Analysts at New Carbon Finance foresee a national cap-and-trade emissions trading scheme emerging in the U.S. in 2012-2013, one that by 2020 has the potential to grow to $1 trillion, more than twice the size of the European Union’s.
Though the Bush administration has said that any such legislation would be vetoed, the chances of a national cap-and-trade scheme being put into effect by law, perhaps as soon as 2009, look likely with the election of a new president, though the positions of the candidates, as well as the two houses of Congress, encompass a range of attitudes and approaches, the analysts note.
Climate Change in Congress
Some 13 greenhouse gas emissions reduction bills were put up before Congress this past year. Two would impose a carbon tax while 11 include some form of market-based mechanism, the most common being an emissions cap-and-trade system based on allowances for energy and power producers and offset credits generated by large consumers coupled with direct regulation. The Senate is leading the way with the Lieberman-Warner bill, known as America’s Climate Security Act, which is slated for discussion early this year.
The House of Representatives has been much slower than the Senate when it comes to development and debate of climate change legislation, New Carbon Finance notes. The House still awaits two bills from Representative Dingell, one introducing a carbon tax and the other a cap-and-trade system. House members are also waiting on a companion version of the Senate’s Lieberman-Warner bill.
Lieberman-Warner’s “America’s Climate Security Act” is the result of a bi-partisan effort led by the two senators to reconcile the various elements put forward in previous bills and put forward an acceptable compromise that incorporates the best of them. Due to be discussed on the Senate floor in coming months, the analysts consider it as having the best chance of being passed into law.
And on the Campaign Trail
Citing the need to achieve genuine climate change mitigation and enhance energy security, Democratic candidates are proposing larger and longer term greenhouse gas emissions reduction targets than their Senate counterparts, according to the New Carbon Finance report. Leading Democratic presidential nominees Senators Clinton and Obama are co-sponsors of the Sanders-Boxer Bill, which aims to reduce emissions by 80% by 2050. They are also both backers of the Lieberman-Warner Bill.

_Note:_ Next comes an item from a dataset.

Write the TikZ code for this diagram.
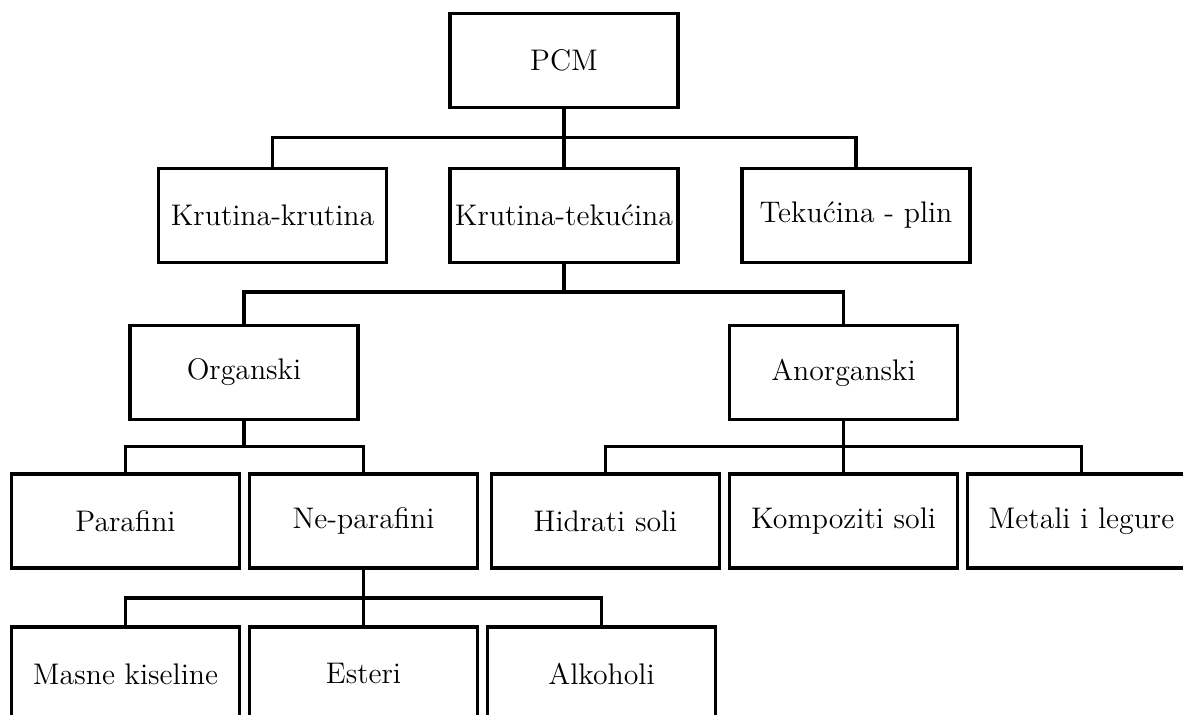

“Republican contenders have been much more cautious and have mostly refrained from calling for specific reduction targets, emphasizing energy security instead,” the analysts write, noting, however, that both John McCain and Mike Huckabee have been the only exceptions. McCain is a co-author of one the Senate’s climate-change bills and Huckabee has come out and stated his support of a federal cap-and-trade system. Though he has not come out in opposition to such a law, Romney, in contrast, appears not to favor any direct emission controls or market-distorting mechanisms.